• _Entries supplied_
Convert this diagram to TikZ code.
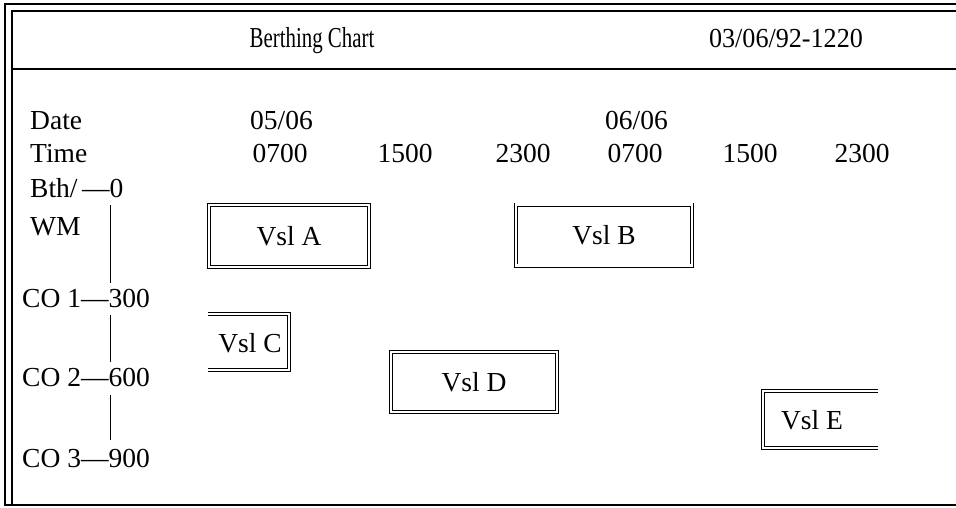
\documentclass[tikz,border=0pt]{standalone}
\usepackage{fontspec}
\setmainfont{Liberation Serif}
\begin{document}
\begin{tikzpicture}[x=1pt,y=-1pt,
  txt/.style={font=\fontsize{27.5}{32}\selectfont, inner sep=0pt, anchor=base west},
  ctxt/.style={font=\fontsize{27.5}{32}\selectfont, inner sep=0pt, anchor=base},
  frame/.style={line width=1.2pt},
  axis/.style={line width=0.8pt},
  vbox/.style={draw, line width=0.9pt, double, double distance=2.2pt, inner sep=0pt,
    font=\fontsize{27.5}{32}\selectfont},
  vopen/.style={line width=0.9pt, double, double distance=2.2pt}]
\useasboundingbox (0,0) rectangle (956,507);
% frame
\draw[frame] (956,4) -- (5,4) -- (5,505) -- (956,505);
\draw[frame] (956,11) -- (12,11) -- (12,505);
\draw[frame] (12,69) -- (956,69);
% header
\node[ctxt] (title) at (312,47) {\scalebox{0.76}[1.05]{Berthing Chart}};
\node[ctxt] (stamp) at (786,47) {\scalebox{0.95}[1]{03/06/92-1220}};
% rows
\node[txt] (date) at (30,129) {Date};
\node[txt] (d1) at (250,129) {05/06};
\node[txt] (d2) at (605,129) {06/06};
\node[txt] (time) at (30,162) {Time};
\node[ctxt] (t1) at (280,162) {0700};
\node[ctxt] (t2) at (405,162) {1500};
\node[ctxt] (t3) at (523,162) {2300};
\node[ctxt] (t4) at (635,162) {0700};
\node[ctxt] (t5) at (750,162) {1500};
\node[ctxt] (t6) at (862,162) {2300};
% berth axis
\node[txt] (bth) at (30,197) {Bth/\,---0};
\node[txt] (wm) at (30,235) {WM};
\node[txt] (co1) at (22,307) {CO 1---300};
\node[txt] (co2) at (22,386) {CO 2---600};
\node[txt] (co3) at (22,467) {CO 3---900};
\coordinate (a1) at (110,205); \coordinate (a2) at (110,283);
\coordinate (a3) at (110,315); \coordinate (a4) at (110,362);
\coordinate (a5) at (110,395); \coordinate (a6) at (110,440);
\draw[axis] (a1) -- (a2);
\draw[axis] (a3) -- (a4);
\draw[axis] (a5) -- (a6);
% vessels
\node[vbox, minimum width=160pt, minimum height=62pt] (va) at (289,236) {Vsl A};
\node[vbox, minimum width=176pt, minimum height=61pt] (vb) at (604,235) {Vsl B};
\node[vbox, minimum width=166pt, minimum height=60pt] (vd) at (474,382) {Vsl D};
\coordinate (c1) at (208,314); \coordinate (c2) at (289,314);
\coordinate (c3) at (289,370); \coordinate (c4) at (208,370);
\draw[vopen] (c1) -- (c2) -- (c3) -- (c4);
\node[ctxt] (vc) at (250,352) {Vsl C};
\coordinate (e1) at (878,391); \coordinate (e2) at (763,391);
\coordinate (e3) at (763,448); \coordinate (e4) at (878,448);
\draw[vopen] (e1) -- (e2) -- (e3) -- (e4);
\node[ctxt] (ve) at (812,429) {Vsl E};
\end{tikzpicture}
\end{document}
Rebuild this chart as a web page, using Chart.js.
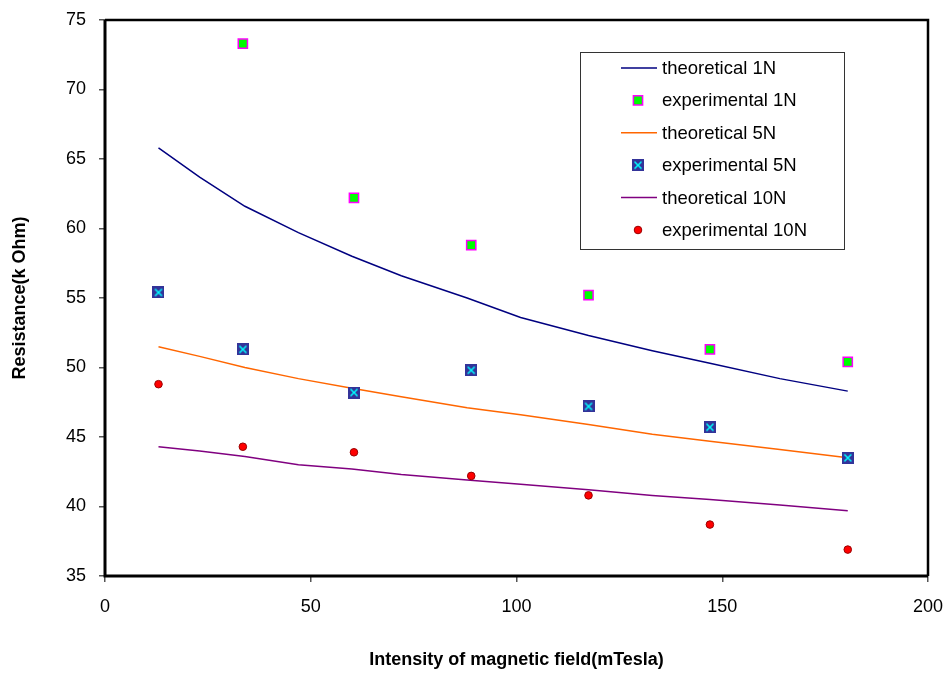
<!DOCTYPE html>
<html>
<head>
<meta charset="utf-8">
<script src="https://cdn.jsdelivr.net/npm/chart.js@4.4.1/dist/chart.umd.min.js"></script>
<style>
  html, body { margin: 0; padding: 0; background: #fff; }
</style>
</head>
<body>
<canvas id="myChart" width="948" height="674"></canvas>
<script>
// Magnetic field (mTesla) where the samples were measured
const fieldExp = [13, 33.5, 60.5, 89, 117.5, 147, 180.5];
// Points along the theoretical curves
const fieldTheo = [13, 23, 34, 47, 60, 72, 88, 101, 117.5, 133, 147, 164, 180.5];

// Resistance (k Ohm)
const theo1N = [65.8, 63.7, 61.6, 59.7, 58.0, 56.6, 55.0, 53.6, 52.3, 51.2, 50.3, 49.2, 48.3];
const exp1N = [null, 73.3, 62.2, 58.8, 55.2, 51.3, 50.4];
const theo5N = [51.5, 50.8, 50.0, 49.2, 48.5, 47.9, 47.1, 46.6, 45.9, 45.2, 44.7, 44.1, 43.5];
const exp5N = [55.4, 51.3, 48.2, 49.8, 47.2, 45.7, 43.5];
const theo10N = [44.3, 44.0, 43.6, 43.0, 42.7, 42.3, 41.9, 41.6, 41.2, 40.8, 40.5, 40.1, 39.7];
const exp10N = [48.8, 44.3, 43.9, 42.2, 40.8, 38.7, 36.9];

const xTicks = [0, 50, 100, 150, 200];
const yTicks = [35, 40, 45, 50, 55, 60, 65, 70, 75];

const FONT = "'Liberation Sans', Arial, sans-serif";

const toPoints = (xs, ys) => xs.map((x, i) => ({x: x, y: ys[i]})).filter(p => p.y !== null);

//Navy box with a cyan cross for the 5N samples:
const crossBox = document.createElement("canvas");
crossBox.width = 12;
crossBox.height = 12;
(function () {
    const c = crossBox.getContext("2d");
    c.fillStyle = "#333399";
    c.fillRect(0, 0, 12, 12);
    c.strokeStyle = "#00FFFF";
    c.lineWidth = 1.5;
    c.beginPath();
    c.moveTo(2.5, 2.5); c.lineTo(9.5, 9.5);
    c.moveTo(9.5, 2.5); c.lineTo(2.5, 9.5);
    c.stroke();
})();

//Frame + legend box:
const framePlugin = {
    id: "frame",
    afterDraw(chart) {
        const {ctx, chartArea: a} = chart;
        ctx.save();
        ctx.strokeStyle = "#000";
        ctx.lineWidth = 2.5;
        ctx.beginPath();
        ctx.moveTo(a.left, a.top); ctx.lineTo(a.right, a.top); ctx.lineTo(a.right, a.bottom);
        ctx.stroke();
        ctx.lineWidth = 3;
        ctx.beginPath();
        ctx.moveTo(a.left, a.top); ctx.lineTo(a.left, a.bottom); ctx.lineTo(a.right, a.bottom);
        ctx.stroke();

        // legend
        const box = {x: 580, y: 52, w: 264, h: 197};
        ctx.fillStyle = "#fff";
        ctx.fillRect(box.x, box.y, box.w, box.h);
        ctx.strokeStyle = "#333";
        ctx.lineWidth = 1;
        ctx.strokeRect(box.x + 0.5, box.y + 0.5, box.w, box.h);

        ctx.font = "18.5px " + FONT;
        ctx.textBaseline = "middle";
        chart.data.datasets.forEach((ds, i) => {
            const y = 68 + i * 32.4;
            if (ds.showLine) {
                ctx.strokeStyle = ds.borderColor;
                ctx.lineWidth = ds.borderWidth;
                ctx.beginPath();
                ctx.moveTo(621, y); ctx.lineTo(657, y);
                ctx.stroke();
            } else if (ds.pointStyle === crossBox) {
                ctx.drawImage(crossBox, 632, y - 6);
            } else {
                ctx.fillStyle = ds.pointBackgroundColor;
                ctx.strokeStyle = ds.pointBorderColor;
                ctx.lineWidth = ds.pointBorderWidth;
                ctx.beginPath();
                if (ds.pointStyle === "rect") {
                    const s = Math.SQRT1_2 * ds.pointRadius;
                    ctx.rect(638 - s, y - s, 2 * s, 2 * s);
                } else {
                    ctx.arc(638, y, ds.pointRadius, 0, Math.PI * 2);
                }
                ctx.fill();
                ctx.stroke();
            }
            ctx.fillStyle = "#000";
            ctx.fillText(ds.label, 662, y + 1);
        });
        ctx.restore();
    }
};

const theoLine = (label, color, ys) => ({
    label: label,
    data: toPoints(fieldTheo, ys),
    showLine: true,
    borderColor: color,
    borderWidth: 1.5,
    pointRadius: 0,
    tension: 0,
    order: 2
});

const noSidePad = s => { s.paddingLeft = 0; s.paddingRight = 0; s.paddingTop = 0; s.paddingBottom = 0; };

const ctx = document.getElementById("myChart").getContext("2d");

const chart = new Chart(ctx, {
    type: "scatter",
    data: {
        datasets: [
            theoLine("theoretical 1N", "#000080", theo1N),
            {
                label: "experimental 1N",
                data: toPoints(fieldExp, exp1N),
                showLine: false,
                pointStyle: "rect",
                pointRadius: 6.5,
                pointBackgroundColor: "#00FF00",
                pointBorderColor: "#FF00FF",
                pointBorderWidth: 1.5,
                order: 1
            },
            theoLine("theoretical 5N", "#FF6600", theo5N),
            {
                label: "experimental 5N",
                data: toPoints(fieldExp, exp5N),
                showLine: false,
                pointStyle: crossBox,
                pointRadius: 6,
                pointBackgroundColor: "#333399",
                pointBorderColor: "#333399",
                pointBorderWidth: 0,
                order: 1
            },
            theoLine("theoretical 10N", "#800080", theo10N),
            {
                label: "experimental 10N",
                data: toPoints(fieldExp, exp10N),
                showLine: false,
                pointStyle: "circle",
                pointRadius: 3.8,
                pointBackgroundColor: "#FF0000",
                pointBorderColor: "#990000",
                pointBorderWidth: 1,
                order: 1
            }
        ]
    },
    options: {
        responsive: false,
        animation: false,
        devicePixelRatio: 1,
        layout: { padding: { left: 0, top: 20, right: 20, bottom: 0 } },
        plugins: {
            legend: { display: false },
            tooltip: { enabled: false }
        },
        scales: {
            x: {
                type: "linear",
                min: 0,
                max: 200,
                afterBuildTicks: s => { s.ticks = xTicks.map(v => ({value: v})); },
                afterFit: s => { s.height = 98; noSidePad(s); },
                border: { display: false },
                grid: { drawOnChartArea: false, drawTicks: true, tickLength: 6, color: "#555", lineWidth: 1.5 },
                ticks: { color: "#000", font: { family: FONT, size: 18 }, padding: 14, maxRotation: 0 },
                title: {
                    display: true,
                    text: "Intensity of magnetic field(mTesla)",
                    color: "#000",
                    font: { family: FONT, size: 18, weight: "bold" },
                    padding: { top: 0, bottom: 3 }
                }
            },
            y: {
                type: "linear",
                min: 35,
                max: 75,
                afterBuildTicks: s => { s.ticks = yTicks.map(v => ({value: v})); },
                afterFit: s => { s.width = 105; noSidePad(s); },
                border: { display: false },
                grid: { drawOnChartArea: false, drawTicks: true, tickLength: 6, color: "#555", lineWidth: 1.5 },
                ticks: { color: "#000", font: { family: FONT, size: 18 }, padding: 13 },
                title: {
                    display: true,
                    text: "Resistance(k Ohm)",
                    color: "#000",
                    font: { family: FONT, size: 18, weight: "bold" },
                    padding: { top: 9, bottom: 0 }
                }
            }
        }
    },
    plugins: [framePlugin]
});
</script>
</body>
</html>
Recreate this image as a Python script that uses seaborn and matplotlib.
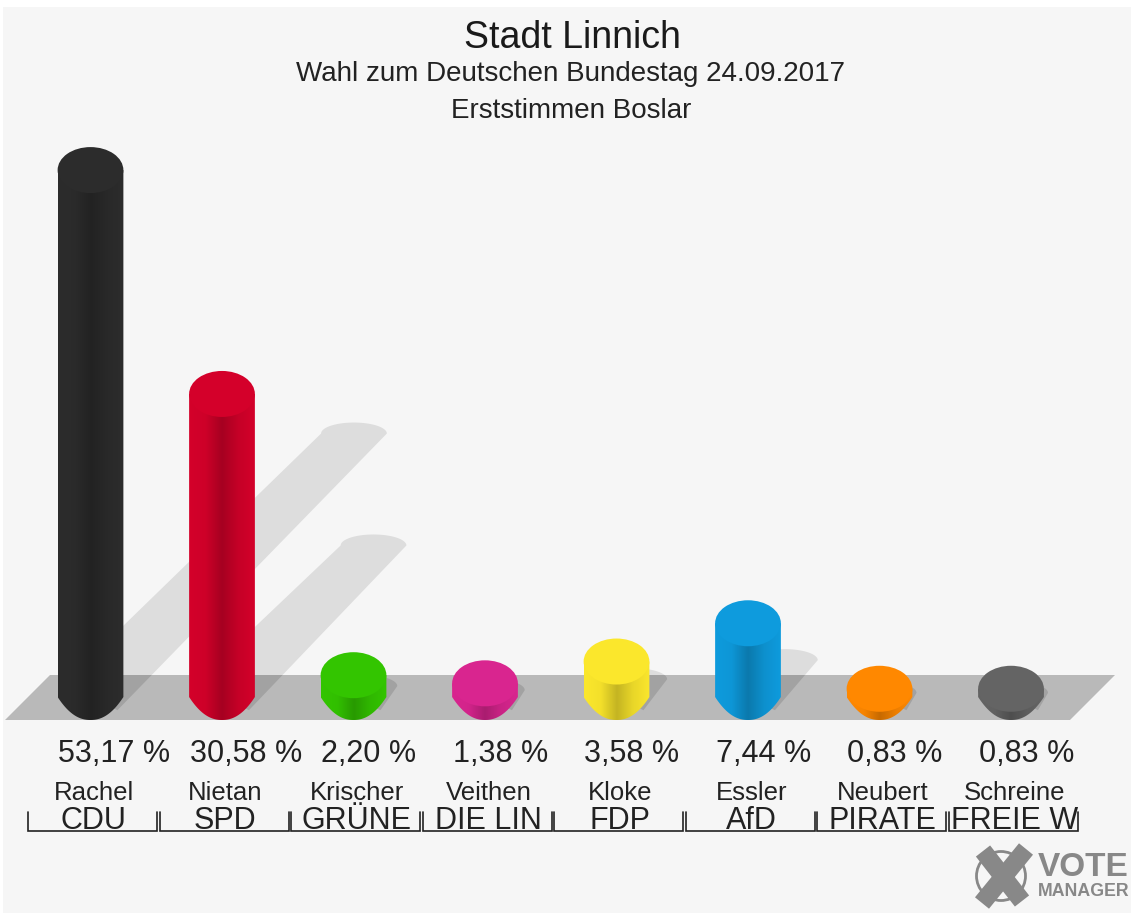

• _What is being asked_
Above are the records. Copy word for word only their lines from the one holding "Rebuild this chart" through the one holding "147, 164, 180.5];", both included, and skip the images.

• _Response below_
Rebuild this chart as a web page, using Chart.js.
<!DOCTYPE html>
<html>
<head>
<meta charset="utf-8">
<script src="https://cdn.jsdelivr.net/npm/chart.js@4.4.1/dist/chart.umd.min.js"></script>
<style>
  html, body { margin: 0; padding: 0; background: #fff; }
</style>
</head>
<body>
<canvas id="myChart" width="948" height="674"></canvas>
<script>
// Magnetic field (mTesla) where the samples were measured
const fieldExp = [13, 33.5, 60.5, 89, 117.5, 147, 180.5];
// Points along the theoretical curves
const fieldTheo = [13, 23, 34, 47, 60, 72, 88, 101, 117.5, 133, 147, 164, 180.5];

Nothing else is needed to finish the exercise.